Perhaps the want for such actions by the greed-enslaved politicians and 
businessmen cannot be helped except through their own will, but the 
people, the deprived masses, have no reason to stand for such behavior. 
While it is true that many of the people have been tricked by the 
war-makers and thieves into believing that their wars are just, there 
are still many of us who know the truth of the situation and should be 
willing to act on it. It is our responsibility to stand up for our 
brethren, at home and afar, against the brutal oppression and war of the 
greedy, violent, unabashed criminals who seek to benefit themselves at 
the expense of everyone else.

The persecution of Sherman Austin is a battle—and one at which the 
people are losing terribly—in the greater class war between the Many and 
the Few. Austin’s sentencing appears to be a great loss, but we, the 
Many, still have the opportunity to use this loss to prepare and recruit 
for future battles. The libertarians, the constitutionalists, the 
socialists, and others who value the little liberty that we have left in 
this fading republic, will no doubt stand tall with us against such 
oppression. We may not be able to save Sherman Austin from a year‘s 
waste in prison, but we may be able to use his fate to prevent the 
condemnation of other innocents to the same, and to promote the values 
of anarchism against the abuse of government.
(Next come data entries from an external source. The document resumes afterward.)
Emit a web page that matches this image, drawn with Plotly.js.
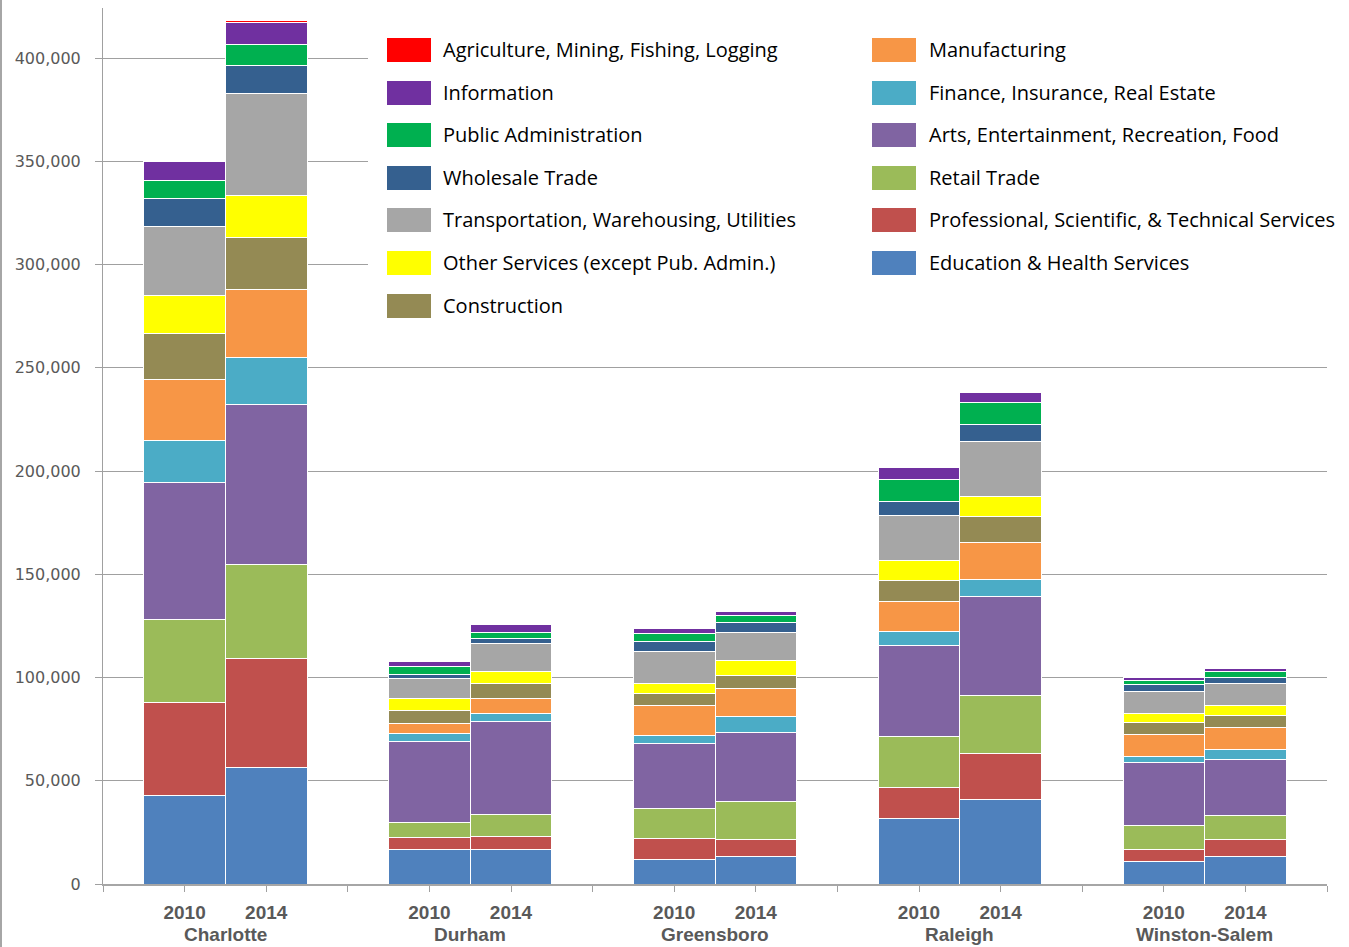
<!DOCTYPE html>
<html><head><meta charset="utf-8">
<script src="https://cdn.plot.ly/plotly-3.0.1.min.js"></script>
<style>html,body{margin:0;padding:0;background:#fff;}#chart{width:1349px;height:947px;}</style>
</head><body><div id="chart"></div>
<script>
// Categories
const cities = ['Charlotte', 'Durham', 'Greensboro', 'Raleigh', 'Winston-Salem'];
const years = ['2010', '2014'];
const yTickVals = [0, 50000, 100000, 150000, 200000, 250000, 300000, 350000, 400000];

// Series values, order: Charlotte 2010, Charlotte 2014, Durham 2010, Durham 2014, Greensboro 2010, Greensboro 2014, Raleigh 2010, Raleigh 2014, Winston-Salem 2010, Winston-Salem 2014
const education      = [43100, 56500, 16500, 16500, 12100, 13100, 31800, 41000, 11000, 13400];
const professional   = [44700, 52600,  6100,  6300, 10000,  8400, 14800, 22100,  5900,  8100];
const retail         = [40500, 45500,  7400, 11100, 14700, 18400, 24700, 28400, 11200, 11800];
const arts           = [65900, 77700, 39100, 45000, 31300, 33700, 44400, 47500, 30600, 27200];
const finance        = [20800, 22800,  3900,  3800,  3600,  7300,  6800,  8700,  3100,  4500];
const manufacturing  = [29100, 33000,  4800,  7200, 14600, 14000, 14200, 17900, 10400, 10900];
const construction   = [22700, 25100,  6000,  7300,  6000,  6200, 10500, 12600,  6100,  5500];
const otherServices  = [18400, 20300,  6100,  5900,  5000,  6900,  9700,  9400,  4500,  5100];
const transportation = [33400, 49100,  9400, 13500, 15500, 14000, 21500, 26800, 10300, 10800];
const wholesale      = [13600, 14000,  2200,  2400,  4700,  4400,  6600,  8000,  3300,  2600];
const publicAdmin    = [ 8700,  9700,  3900,  3000,  3900,  3500, 11100, 11000,  2200,  3200];
const information    = [ 8900, 11000,  2400,  3600,  2200,  2300,  5400,  4700,  1300,  1500];
const agriculture    = [  300,  1100,   200,   200,   200,   200,   300,   300,   200,   200];

// Series names (bottom of stack first)
const seriesNames = [
  'Education & Health Services',
  'Professional, Scientific, & Technical Services',
  'Retail Trade',
  'Arts, Entertainment, Recreation, Food',
  'Finance, Insurance, Real Estate',
  'Manufacturing',
  'Construction',
  'Other Services (except Pub. Admin.)',
  'Transportation, Warehousing, Utilities',
  'Wholesale Trade',
  'Public Administration',
  'Information',
  'Agriculture, Mining, Fishing, Logging'
];
const seriesValues = [education, professional, retail, arts, finance, manufacturing,
  construction, otherServices, transportation, wholesale, publicAdmin, information, agriculture];
const seriesColors = ['#4F81BD', '#C0504D', '#9BBB59', '#8064A2', '#4BACC6', '#F79646',
  '#948A54', '#FFFF00', '#A6A6A6', '#35608F', '#00B050', '#7030A0', '#FF0000'];

// Legend columns (indices into series, top to bottom)
const legendLeft = [12, 11, 10, 9, 8, 7, 6];
const legendRight = [5, 4, 3, 2, 1, 0];

// Layout geometry
const W = 1349, H = 947;
const M = {l: 103, r: 22, t: 8, b: 63};
const PW = W - M.l - M.r, PH = H - M.t - M.b;
const px2x = p => (p - M.l) / PW;
const px2y = p => (H - M.b - p) / PH;

// bar positions: each city occupies 3 units, bars at 1 and 2 within group
const xPos = [], xLabels = [];
cities.forEach((c, i) => years.forEach((y, j) => { xPos.push(3 * i + 1 + j); xLabels.push(y); }));
const boundaries = cities.map((c, i) => 3 * i).concat([3 * cities.length]);

const traces = seriesNames.map((n, k) => ({
  type: 'bar', name: n, x: xPos, y: seriesValues[k], width: 1,
  marker: {color: seriesColors[k], line: {color: '#ffffff', width: 1}},
  showlegend: false, hoverinfo: 'y+name'
}));

const tickFont = {family: '"Liberation Sans", Arial, sans-serif', size: 19, color: '#595959', weight: 'bold'};
const legendFont = {family: '"Open Sans", Lato, sans-serif', size: 20, color: '#000000'};

const shapes = [];
const annotations = [];
// white legend background hiding gridlines
shapes.push({type: 'rect', xref: 'paper', yref: 'paper', x0: px2x(368), x1: px2x(1349), y0: px2y(340), y1: px2y(25),
  fillcolor: '#ffffff', line: {width: 0}, layer: 'above'});
const rowY = [50, 93, 135, 178, 220, 263, 306];
function legendCol(list, sx, tx) {
  list.forEach((k, r) => {
    shapes.push({type: 'rect', xref: 'paper', yref: 'paper', x0: px2x(sx), x1: px2x(sx + 44),
      y0: px2y(rowY[r] + 12), y1: px2y(rowY[r] - 12), fillcolor: seriesColors[k], line: {width: 0}, layer: 'above'});
    annotations.push({xref: 'paper', yref: 'paper', x: px2x(tx), y: px2y(rowY[r] - 1), xanchor: 'left', yanchor: 'middle',
      text: seriesNames[k], showarrow: false, font: legendFont});
  });
}
legendCol(legendLeft, 387, 441);
legendCol(legendRight, 872, 927);
// city labels
cities.forEach((c, i) => {
  annotations.push({xref: 'x', yref: 'paper', x: 3 * i + 1.5, y: px2y(935), xanchor: 'center', yanchor: 'middle',
    text: c, showarrow: false, font: tickFont});
});
// left frame line
shapes.push({type: 'line', xref: 'paper', yref: 'paper', x0: px2x(1), x1: px2x(1), y0: px2y(H), y1: px2y(0),
  line: {color: '#a6a6a6', width: 2}});

const layout = {
  width: W, height: H, margin: M, barmode: 'stack', bargap: 0,
  paper_bgcolor: '#ffffff', plot_bgcolor: '#ffffff', showlegend: false,
  xaxis: {range: [0, 3 * cities.length], tickmode: 'array', tickvals: xPos, ticktext: xLabels,
    ticks: 'outside', ticklen: 6, tickwidth: 1, tickcolor: '#a0a0a0', tickfont: tickFont, ticklabelstandoff: 4,
    minor: {tickmode: 'array', tickvals: boundaries, ticks: 'outside', ticklen: 6, tickwidth: 1, tickcolor: '#a0a0a0'},
    showline: true, linecolor: '#a6a6a6', linewidth: 2, showgrid: false, zeroline: false, fixedrange: true},
  yaxis: {range: [0, PH / 2.065 * 1000], tickmode: 'array', tickvals: yTickVals, tickformat: ',',
    ticks: 'outside', ticklen: 7, tickcolor: '#a0a0a0', ticklabelstandoff: 11,
    tickfont: {family: '"DejaVu Sans", Verdana, sans-serif', size: 16, color: '#595959'},
    showline: true, linecolor: '#a0a0a0', linewidth: 1, showgrid: true, gridcolor: '#a0a0a0', gridwidth: 1,
    zeroline: false, fixedrange: true},
  shapes: shapes, annotations: annotations
};
Plotly.newPlot('chart', traces, layout, {displayModeBar: false, staticPlot: true});
</script></body></html>
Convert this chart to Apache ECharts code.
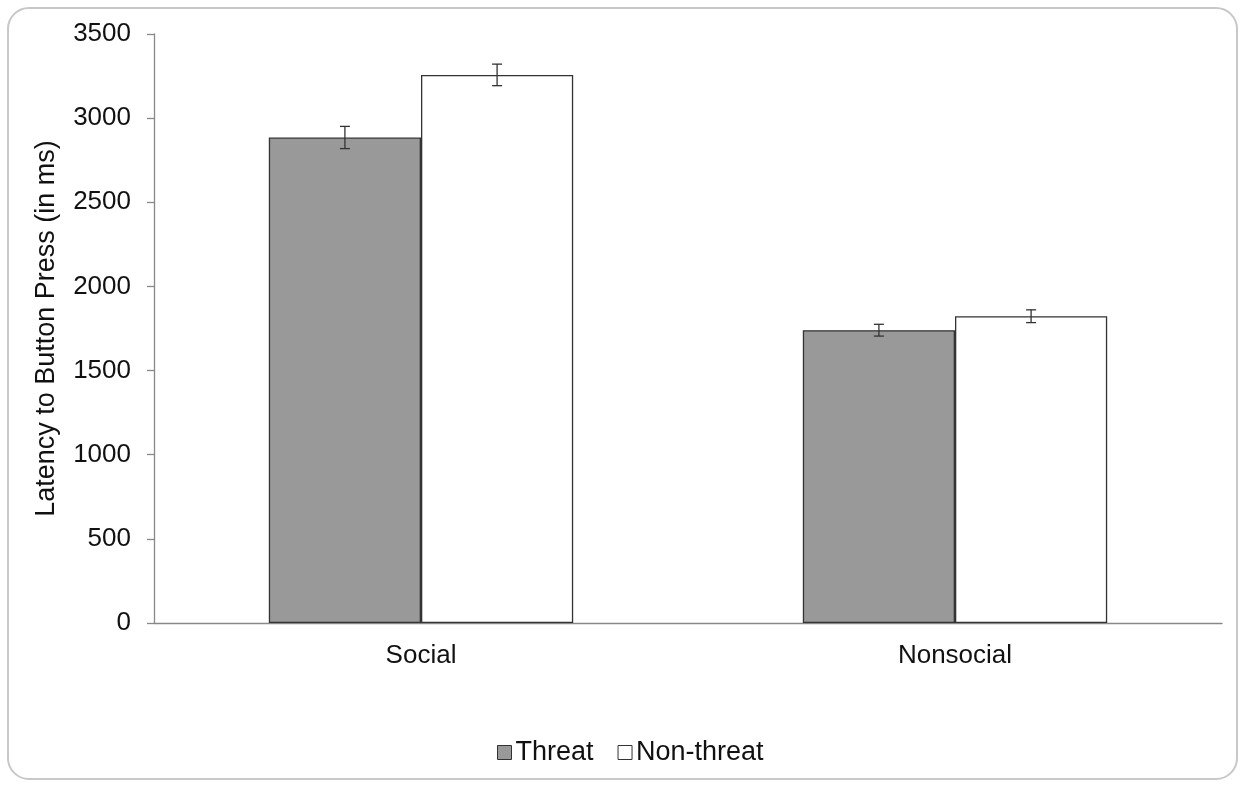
<!DOCTYPE html>
<html lang="en">
<head>
    <meta charset="UTF-8">
    <title>Latency to Button Press</title>
    <script src="https://cdn.jsdelivr.net/npm/echarts@6/dist/echarts.min.js"></script>
    <style>
        html, body { margin: 0; padding: 0; background: #fff; }
        #frame {
            position: absolute; left: 7px; top: 7px; width: 1231px; height: 773px;
            border: 2px solid #c8c8c8; border-radius: 22px; box-sizing: border-box;
        }
        #main { position: absolute; left: 0; top: 0; width: 1243px; height: 785px; }
    </style>
</head>
<body>
<div id="frame"></div>
<div id="main"></div>
<script>
    var categories = ['Social', 'Nonsocial'];
    var threat = [2885, 1740];
    var threatErr = [66, 35];
    var nonThreat = [3257, 1823];
    var nonThreatErr = [64, 38];
    var yTicks = [0, 500, 1000, 1500, 2000, 2500, 3000, 3500];

    var barPct = 0.285;

    // error bars drawn at the centre of each bar
    function errorSeries(name, vals, errs, side) {
        return {
            name: name + ' err',
            type: 'custom',
            silent: true,
            z: 5,
            data: vals.map(function (v, i) { return [i, v - errs[i], v + errs[i]]; }),
            renderItem: function (params, api) {
                var band = api.size([1, 0])[0];
                var off = side * band * barPct / 2;
                var lo = api.coord([api.value(0), api.value(1)]);
                var hi = api.coord([api.value(0), api.value(2)]);
                var x = lo[0] + off;
                var cap = 5;
                var st = { stroke: '#333', lineWidth: 1.3 };
                return {
                    type: 'group',
                    children: [
                        { type: 'line', shape: { x1: x, y1: lo[1], x2: x, y2: hi[1] }, style: st },
                        { type: 'line', shape: { x1: x - cap, y1: lo[1], x2: x + cap, y2: lo[1] }, style: st },
                        { type: 'line', shape: { x1: x - cap, y1: hi[1], x2: x + cap, y2: hi[1] }, style: st }
                    ]
                };
            }
        };
    }

    var myChart = echarts.init(document.getElementById('main'));
    myChart.setOption({
        animation: false,
        textStyle: { fontFamily: 'Liberation Sans, Arial, sans-serif', color: '#111' },
        grid: { left: 154, right: 21, top: 34, bottom: 162 },
        legend: {
            top: 734,
            left: 492,
            itemWidth: 14,
            itemHeight: 14,
            itemGap: 24,
            textStyle: { fontSize: 27, color: '#111', padding: [0, 0, 0, -1] },
            data: [
                { name: 'Threat', icon: 'rect', itemStyle: { color: '#999', borderColor: '#333', borderWidth: 1 } },
                { name: 'Non-threat', icon: 'rect', itemStyle: { color: '#fff', borderColor: '#333', borderWidth: 1 } }
            ]
        },
        xAxis: {
            type: 'category',
            data: categories,
            axisLine: { lineStyle: { color: '#888', width: 1.3 } },
            axisTick: { show: false },
            axisLabel: { fontSize: 26, color: '#111', margin: 20 }
        },
        yAxis: {
            type: 'value',
            min: yTicks[0],
            max: yTicks[yTicks.length - 1],
            interval: 500,
            name: 'Latency to Button Press (in ms)',
            nameLocation: 'middle',
            nameGap: 94,
            nameTextStyle: { fontSize: 27, color: '#111' },
            axisLine: { show: true, lineStyle: { color: '#888', width: 1.3 } },
            axisTick: { show: true, length: 7, lineStyle: { color: '#888', width: 1.3 } },
            axisLabel: { fontSize: 26, color: '#111', margin: 23, formatter: function (v) { return String(v); } },
            splitLine: { show: false }
        },
        series: [
            {
                name: 'Threat',
                type: 'bar',
                data: threat,
                barWidth: (barPct * 100) + '%',
                barGap: '0%',
                itemStyle: { color: '#999', borderColor: '#333', borderWidth: 1.3 }
            },
            {
                name: 'Non-threat',
                type: 'bar',
                data: nonThreat,
                barWidth: (barPct * 100) + '%',
                barGap: '0%',
                itemStyle: { color: '#fff', borderColor: '#333', borderWidth: 1.3 }
            },
            errorSeries('Threat', threat, threatErr, -1),
            errorSeries('Non-threat', nonThreat, nonThreatErr, 1)
        ]
    });
</script>
</body>
</html>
We have great resources available to us; we only need to discover their 
whereabouts and how to use them. Many well-funded organizations exist 
for the purposes of social and economic justice. Whether or not these 
groups are anarchist in nature does not matter; they are still our 
allies against the oppressive Few. The vast membership numbers of many 
of these organizations is testament to the fact that the people, despite 
their inaction, at least latently support real justice and equality.

It is our responsibility to stir the Many to action, to wake them from 
their complacence and enlighten them to the true nature of their 
oppression. The silencing of dissent, the wars against our brethren, the 
usurpation of the labor of the Many by the Few, all need to be ended, 
but from their ashes needs to grow a better and more prosperous society 
in which such injustices are made impossible rather than commonplace. We 
cannot be content to simply win these small battles; we must use both 
our wins and our losses to not only turn the tides of this war against 
the Few, but to eradicate the battlefield itself, so that the weeds of 
iniquity have no fertile soil in which to plant their roots.

Instead of using the unjust wars of conquest against the Few so that 
they may lose political power, we ought to expose the motives and means 
that are the cause of that conquest, so that the people may understand 
that these actions are based in the foundation of the inordinate wealth 
of the Few. Instead of fighting political persecution on technical legal 
grounds, we ought to take every opportunity to expose the system of 
“law” for the fraud that it has become. Rather than point out the small 
wrongs done to the working classes on a daily basis, we ought to show 
the people that the system of wage-slavery as a whole is wrong, and that 
the small injustices that result from it are but minor symptoms of a 
devastating disease to which the Many hold the cure.

As if the oppression by the Few was not severe enough in earlier times, 
we are entering, in Amerika, an age which may parallel the days of Nazi 
Germany and imperialist Rome in its brutality, war, and oppression, both 
here and around the world. We may only have a short time left to act, 
especially if the crooked cowboy manages to subvert the will of the 
people once again in the upcoming election. Despite actions such as that 
against Sherman Austin, speech is still somewhat free in Amerika, at 
least to the point that those who are cautious enough not to 
inadvertently break oppressive laws can speak their minds and spread 
their ideas without the threat of governmental intervention. We must 
take advantage of the little freedom that the next 16 months can offer 
us, before even that small amount of liberty finds itself in chains.